A family vacation to Florida in late February ended in jail time for Wauwatosa 6th District Ald. Brian Ewerdt and left him absent from city business for nearly three weeks during a critical time in civic affairs.
Ewerdt, a member of both the Common Council’s Employee Relations and Budget and Finance committees, was excused from the Feb. 22 meetings of those committees and the full council because he was on vacation.
But that same night in Kissimmee, FL, police records show, he was arrested for domestic battery and taken into custody by the Osceola County Sheriff’s Department.
"I was involved in an unfortunate family situation while on vacation in Florida that didn't allow me to attend three city meetings, and for that I am deeply sorry," Ewerdt said in a prepared statement.
"I feel it is important to be honest, knowing elected officials are held to a higher standard," he said. "I invite any constituents to please call me directly to address any concerns."
During the following two weeks, the Employee Relations Committee met once in special session and once in regular session, holding critical discussions on city union workers' contracts and Gov. Scott Walker's budget repair bill. The Common Council also met March 1 but did not address the contracts.
Meanwhile, Ewerdt remained jailed in Florida for 17 days before posting bond and returning to Wisconsin the day before the council was to vote on the contracts on March 15.
According to the police report, the victim, a female relative whose name and relation were not released by police, said Ewerdt had been upset by a car accident he had been in earlier that day and that the two had an argument because he did not want to talk about it.
The report said Ewerdt put his hands around her neck and kicked her in the leg.

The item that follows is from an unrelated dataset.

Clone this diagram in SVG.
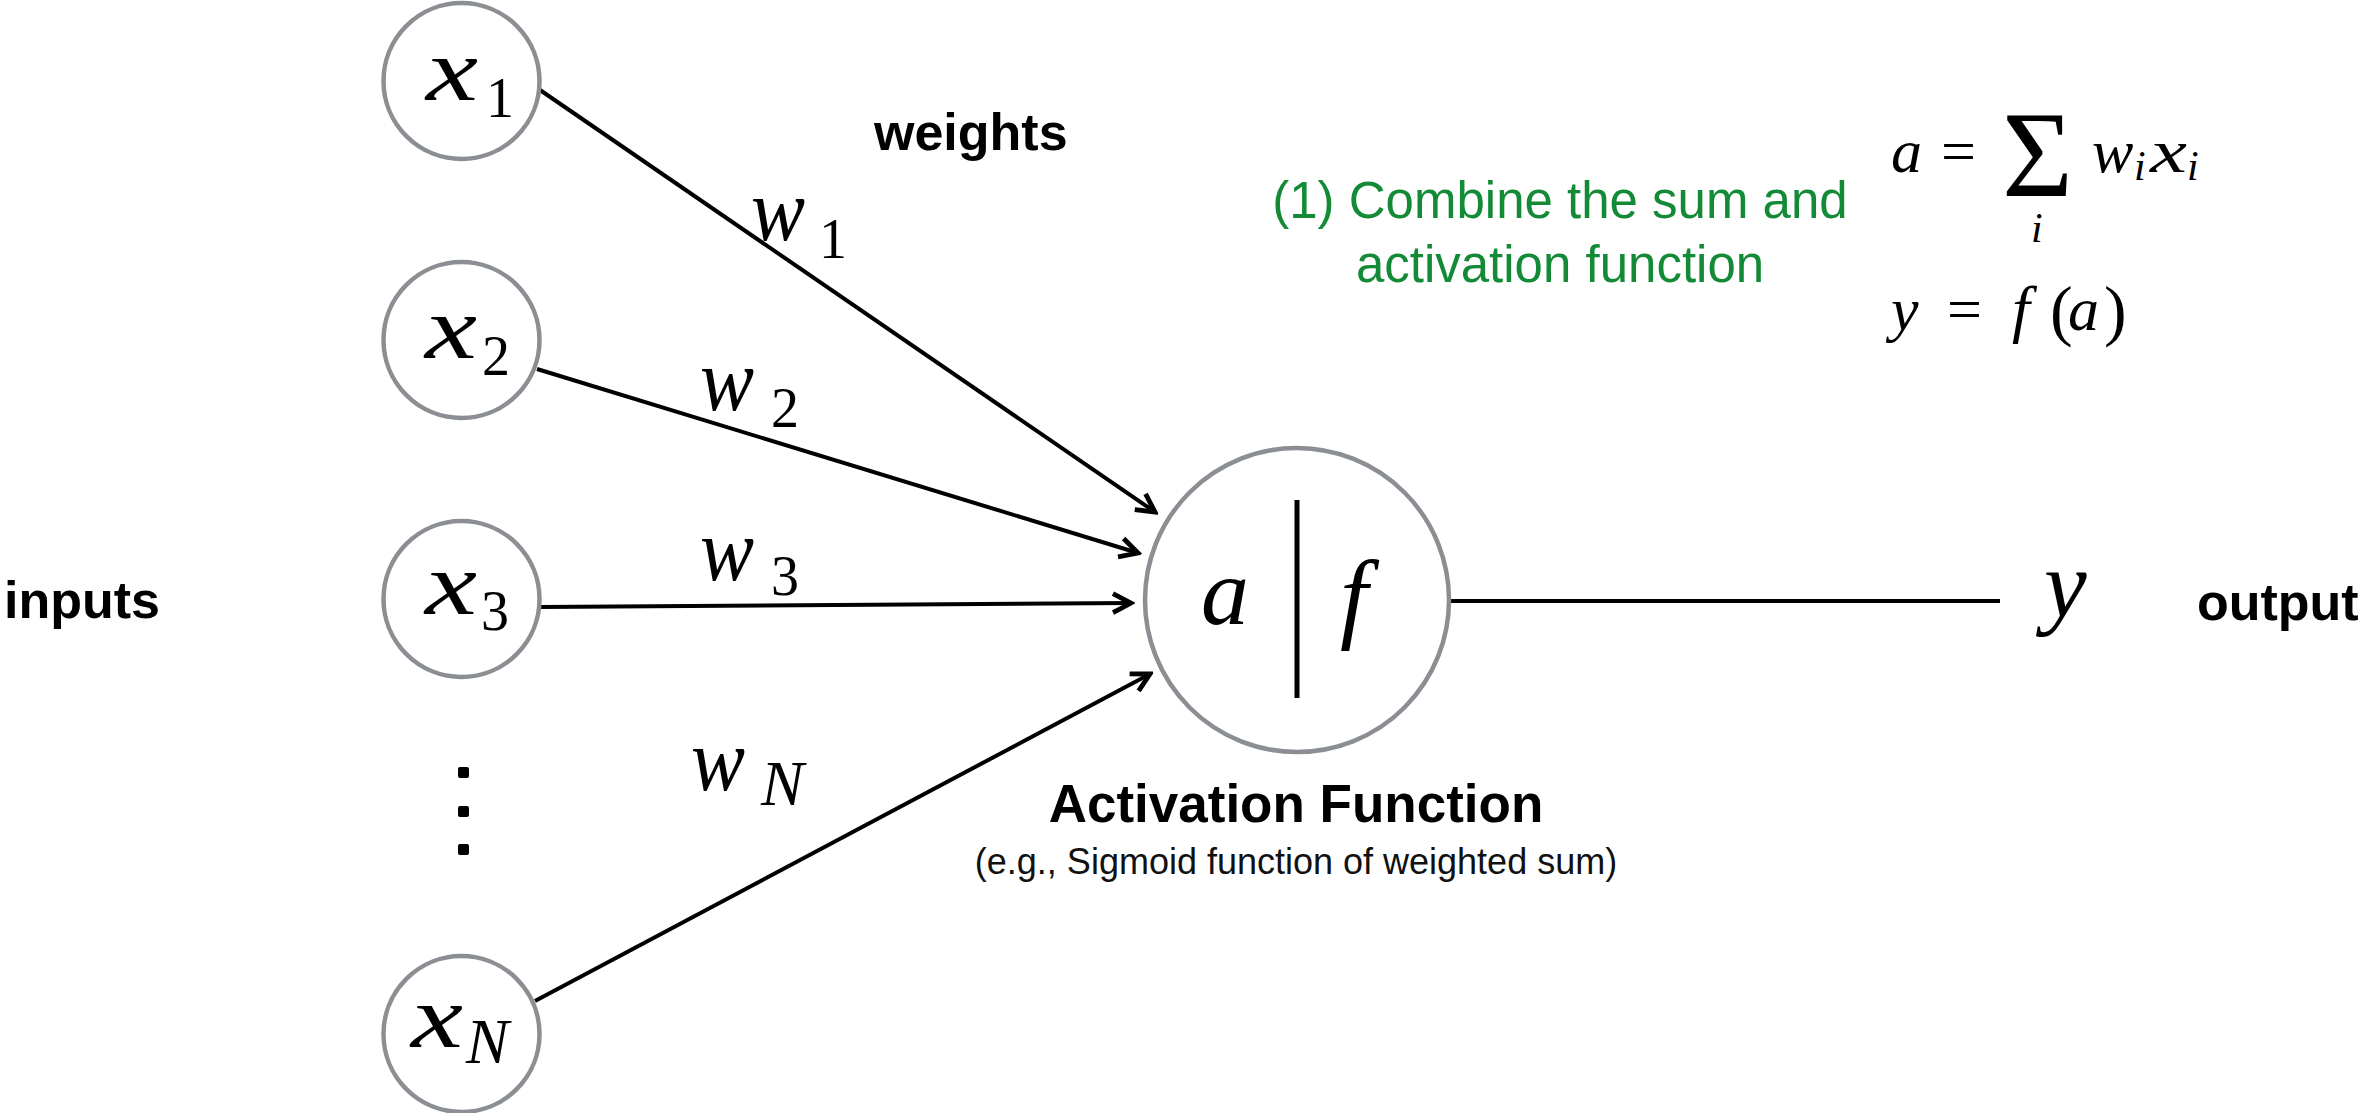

In the report, Ewerdt said the aggression was mutual, but another relative who witnessed the incident said Ewerdt was the instigator. The victim called authorities because, she said, she feared further violence.
Under Florida law, officers responding to a case of domestic violence must identify and arrest the party deemed most responsible, and Ewerdt was deemed the “primary aggressor” in the charging document.
The report said he gave substantially the same account of the incident as the victim except that he said he had also been attacked. The arresting officer said Ewerdt confessed to the battery and admitted there had been other minor incidents between himself and the victim that had not been reported to authorities.
Ewerdt was arraigned and charged the next day, and bond was set at $2,000.
Ewerdt, in an interview, said he could not afford to post bail immediately and it took 17 days for a friend to find him a lawyer in Florida and then for the lawyer to find a bail bondsman willing to post the money for someone from out of state.
According to court records, the county abandoned the case in late April, citing "no information filed," because the complainant no longer wished to pursue the matter.
Key meetings on contracts missed
Ewerdt returned to Wauwatosa the day before the Common Council – faced by a large and vocal crowd of citizens – voted down contracts the city had negotiated with three employee unions.
The committee meetings he missed during the preceding three weeks included lengthy and complex presentations of information on the contracts and related effects of the state budget repair bill. The committee went into closed session for an hour at the March 8 meeting.
"The meetings that were being held by Employee Relations at that time were very important business," said Ald. Peter Donegan, chairman of the committee. "Those were very critical and complicated discussions on employee compensation. They were attended by most aldermen, not just committee members.
"We were developing our position toward all of our unions in light of the budget repair bill. The budget repair bill was the most impactful legislation to affect this city in memory,” said Donegan, who would not comment on Ewerdt's absence.
A review of the minutes of all meetings of the Common Council, the Budget and Finance Committee and the Employee Relations Committee during and immediately following Ewerdt's absence revealed no votes in which his would have been a deciding factor.